Famiglia e Disabilità, in “viaggio” con il suo terapeuta

Famiglia e Disabilità, in “viaggio” con il suo terapeuta

In tanti anni di lavoro con le famiglie che hanno un figlio disabile, mi sono  chiesto spesso quale fosse il tipo d’intervento terapeutico più efficace, quello che più potesse aiutarli, in tempi ragionevoli, a sostenere il percorso riabilitativo del proprio figlio.

La risposta più convincente, l’ho trovata ripercorrendo alcune tappe, più chiarificatrici, della storia di alcune  famiglie seguite in questi anni.

Il pensiero terapeutico deve nascere dall’incontro e dal confronto del terapeuta con la famiglia, che deve capire quanto può “fidarsi ed  affidarsi” a lui.

Nel percorso di lavoro, che poi altro non è che un “viaggio condiviso nelle emozioni”, si incontrano diverse tappe che segneranno il cammino del lavoro e della famiglia, e nell’accompagnarvi in questo “viaggio”,  ci sarà di compagnia e d’aiuto, anche un nostro piccolo amico con le sue riflessioni.

La fiducia

Mostrai il mio capolavoro alle persone grandi, domandando se il disegno li spaventava.
Ma mi risposero: “ Spaventare? Perché mai, uno dovrebbe essere spaventato da un cappello?” .
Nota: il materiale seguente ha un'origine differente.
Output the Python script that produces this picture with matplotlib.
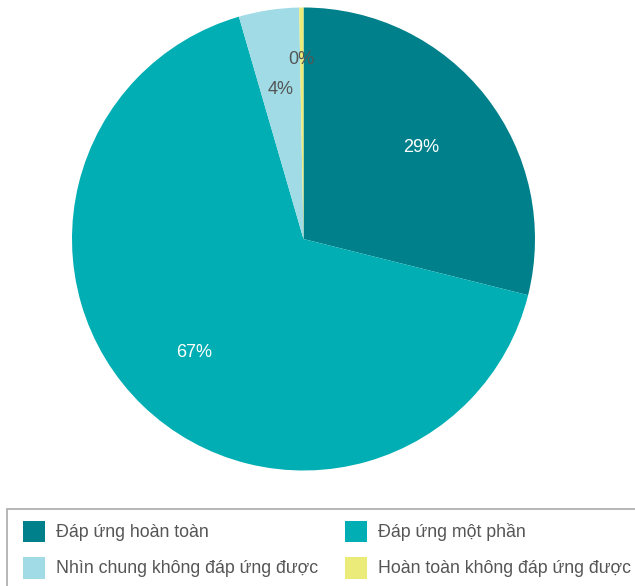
import matplotlib
matplotlib.use("Agg")
import matplotlib.pyplot as plt
from matplotlib.patches import Patch, Rectangle

plt.rcParams["font.family"] = ["Liberation Sans", "DejaVu Sans"]

# Survey response shares (%)
categories = [
    "Đáp ứng hoàn toàn",
    "Đáp ứng một phần",
    "Nhìn chung không đáp ứng được",
    "Hoàn toàn không đáp ứng được",
]
shares = [28.9, 66.6, 4.2, 0.3]
colors = ["#00808A", "#00AEB3", "#A0DBE6", "#EBEB7A"]
label_colors = ["white", "white", "#555555", "#555555"]
label_radius = [0.645, 0.68, 0.655, 0.775]

W, H = 635, 586
fig = plt.figure(figsize=(W / 100, H / 100), dpi=100)

# pie occupies a square region, centre (303.5, 239) px, radius 231.5 px
cx, cy, r = 303.5, 239, 231.5
ax = fig.add_axes([(cx - r) / W, (H - cy - r) / H, 2 * r / W, 2 * r / H])
pct = 0.65
wedges, texts, autotexts = ax.pie(
    shares,
    colors=colors,
    startangle=90,
    counterclock=False,
    autopct="%.0f%%",
    pctdistance=pct,
    wedgeprops=dict(linewidth=0),
    textprops=dict(fontsize=13),
)
for t, c, rad in zip(autotexts, label_colors, label_radius):
    t.set_color(c)
    x, y = t.get_position()
    t.set_position((x * rad / pct, y * rad / pct))

ax.set_xlim(-1, 1)
ax.set_ylim(-1, 1)
ax.set_aspect("equal")
ax.axis("off")

# legend box (extends past the right and bottom edges)
fig.patches.append(Rectangle((7 / W, -0.1), 1.2, (H - 509) / H + 0.1,
                             transform=fig.transFigure, facecolor="none",
                             edgecolor="#AAAAAA", linewidth=1.2))

# legend fills row by row: reorder for matplotlib's column-major layout
order = [0, 2, 1, 3]
handles = [Patch(facecolor=colors[i], edgecolor="none") for i in order]
labels = [categories[i] for i in order]
fs = 12.8
fs_px = fs * 100 / 72
leg = fig.legend(
    handles, labels,
    loc="upper left",
    bbox_to_anchor=(22.7 / W, 1 - 520.5 / H),
    ncol=2,
    frameon=False,
    fontsize=fs,
    borderpad=0,
    borderaxespad=0,
    handlelength=22 / fs_px,
    handleheight=1.525,
    handletextpad=11 / fs_px,
    columnspacing=27 / fs_px,
    labelspacing=0.79,
    labelcolor="#555555",
)

fig.savefig("out.png", dpi=100)
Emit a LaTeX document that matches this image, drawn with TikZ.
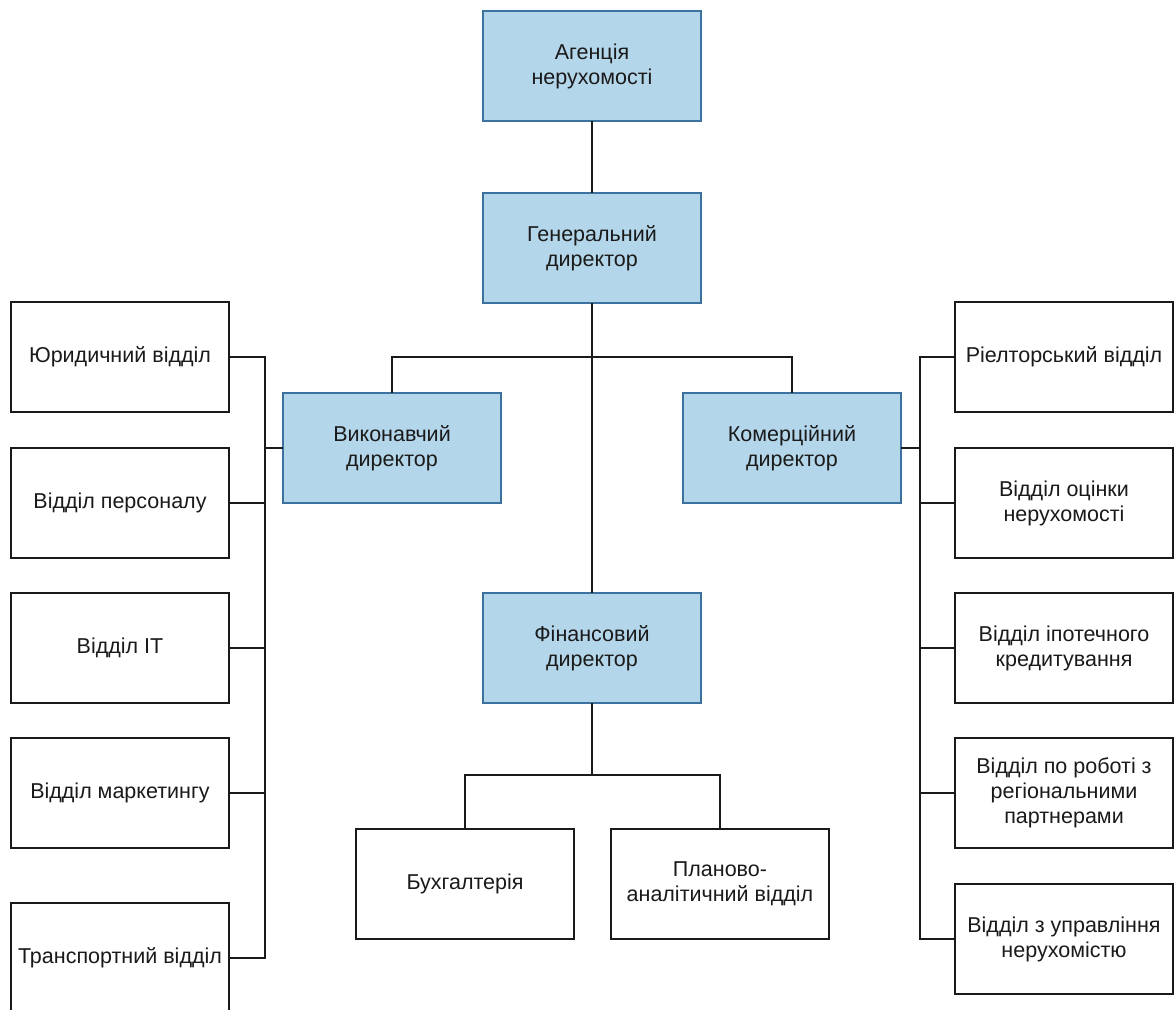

Il mio disegno non era il disegno di un cappello. Era il disegno di un boa che digeriva un elefante.
Ho conosciuto molte persone importanti nella mia vita… Quando ne incontravo una che mi sembrava  di mente aperta, tentavo l’esperimento del disegno: cercavo di capire se era veramente una persona comprensiva… (Dal Piccolo Principe)
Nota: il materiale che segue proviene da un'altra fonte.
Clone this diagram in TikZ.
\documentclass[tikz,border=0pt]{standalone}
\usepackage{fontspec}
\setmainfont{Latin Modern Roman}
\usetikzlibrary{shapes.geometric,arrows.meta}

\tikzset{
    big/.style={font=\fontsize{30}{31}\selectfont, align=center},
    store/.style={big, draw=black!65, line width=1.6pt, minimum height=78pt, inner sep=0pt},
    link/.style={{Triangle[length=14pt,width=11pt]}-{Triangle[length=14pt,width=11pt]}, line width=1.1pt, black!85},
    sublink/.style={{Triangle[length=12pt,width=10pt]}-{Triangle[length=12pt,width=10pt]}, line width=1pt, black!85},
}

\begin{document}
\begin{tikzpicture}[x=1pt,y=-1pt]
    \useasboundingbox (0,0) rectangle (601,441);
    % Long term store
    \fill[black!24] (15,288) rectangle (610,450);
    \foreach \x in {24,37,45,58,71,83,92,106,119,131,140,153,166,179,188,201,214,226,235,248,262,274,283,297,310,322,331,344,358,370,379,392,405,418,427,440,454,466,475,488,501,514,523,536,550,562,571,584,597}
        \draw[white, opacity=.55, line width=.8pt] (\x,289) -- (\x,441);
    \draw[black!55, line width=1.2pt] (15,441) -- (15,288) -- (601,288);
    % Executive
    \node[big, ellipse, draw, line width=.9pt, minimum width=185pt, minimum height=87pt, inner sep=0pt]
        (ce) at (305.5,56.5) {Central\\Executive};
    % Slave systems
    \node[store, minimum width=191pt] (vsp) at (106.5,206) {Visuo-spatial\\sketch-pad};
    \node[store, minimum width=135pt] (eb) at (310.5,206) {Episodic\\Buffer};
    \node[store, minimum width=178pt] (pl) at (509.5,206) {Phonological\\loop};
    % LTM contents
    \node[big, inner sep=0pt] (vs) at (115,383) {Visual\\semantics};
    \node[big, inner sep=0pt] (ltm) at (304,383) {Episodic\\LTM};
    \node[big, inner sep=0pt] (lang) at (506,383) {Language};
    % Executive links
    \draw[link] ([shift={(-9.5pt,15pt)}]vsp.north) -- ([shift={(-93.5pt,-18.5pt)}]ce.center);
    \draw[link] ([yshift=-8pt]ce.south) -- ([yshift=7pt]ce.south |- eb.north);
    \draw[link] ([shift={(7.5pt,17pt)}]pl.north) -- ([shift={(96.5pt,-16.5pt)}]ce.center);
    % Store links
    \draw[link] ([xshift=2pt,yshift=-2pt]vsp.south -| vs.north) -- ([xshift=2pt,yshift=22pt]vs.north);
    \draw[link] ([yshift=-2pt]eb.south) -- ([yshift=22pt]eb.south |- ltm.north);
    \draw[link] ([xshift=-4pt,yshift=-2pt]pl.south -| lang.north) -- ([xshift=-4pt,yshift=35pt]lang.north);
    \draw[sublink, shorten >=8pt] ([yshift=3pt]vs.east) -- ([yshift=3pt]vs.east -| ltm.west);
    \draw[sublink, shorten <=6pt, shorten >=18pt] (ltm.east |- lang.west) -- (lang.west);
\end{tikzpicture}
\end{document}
Ecco, una persona comprensiva.
La famiglia cerca nel terapeuta colui che comprende e non giudica, neanche i vissuti più devastanti e distruttivi.

È per la capacità di accogliere l’altro nel suo antico dolore, di accompagnarlo per mano per non lasciarlo solo, di essere complice nella ricerca della possibili soluzioni del problema, che la famiglia si affiderà a noi.

Questa è la prova più significativa, è qui che si deciderà il destino del futuro lavoro terapeutico.

L’Empatia

Un giorno ho visto il sole tramontare 43 volte! … Sai… quando si è molto tristi si amano i tramonti…”
“Il giorno delle 43 volte eri tanto triste”. Ma il piccolo principe non rispose” .
(Dal Piccolo Principe)

Entrare nel vivo del lavoro terapeutico, significa “essere dentro” la storia familiare, partecipare e capire conoscerli, i loro vissuti, emozionarsi insieme. E rimanere comunque con la giusta distanza terapeutica, senza fondersi o confondersi. Leggere oltre i contenuti, saper cogliere le emozioni, quelle “raccontate” e quelle nascoste.

L’Ascolto

“Disegnami una pecora…”
Non avevo mai disegnato una pecora e allora feci per lui uno di quei disegni che avevo fatto tante volte: quello del boa dal di dentro; e fui sorpreso di sentirmi rispondere: No, no, no! Non voglio l’elefante dentro il boa. Il boa e’ molto pericoloso e l’elefante molto ingombrante”. “Per piacere disegnami una pecora…”.
“Questa è soltanto la sua cassetta. La pecora che volevi sta dentro”.  Fui molto sorpreso di vedere il viso del mio piccolo giudice illuminarsi.
(Dal Piccolo Principe)

La famiglia è luogo della sofferenza legata al disagio del proprio figlio, ma anche luogo dove sono custodite le risorse per la cura. I comportamenti espressi hanno radici nel passato e trovano uno spazio ed un tempo nelle relazioni del presente, delineando nel contempo, il loro vivere futuro. Così per comprendere il presente abbiamo bisogno di incontrarli nei luoghi del loro passato, nel crogiuolo delle loro emozioni.

La Condivisione

La famiglia che incontriamo nel cammino terapeutico, ci conduce nella propria “metafora relazionale” e ci accoglie all’interno della sua storia. E qui possiamo e dobbiamo decidere “il come” partecipare alla sua storia.

La costruzione dei legami affettivi e la loro evoluzione sono legate alla possibilità di trovare la giusta distanza da questi antichi vincoli, così travolgenti, della propria storia familiare. Dalla  diversa  lettura  della trama e delle scene  familiari, si giunge alla proposta di un nuovo copione, più funzionale alla famiglia ed alla persona in trattamento riabilitativo.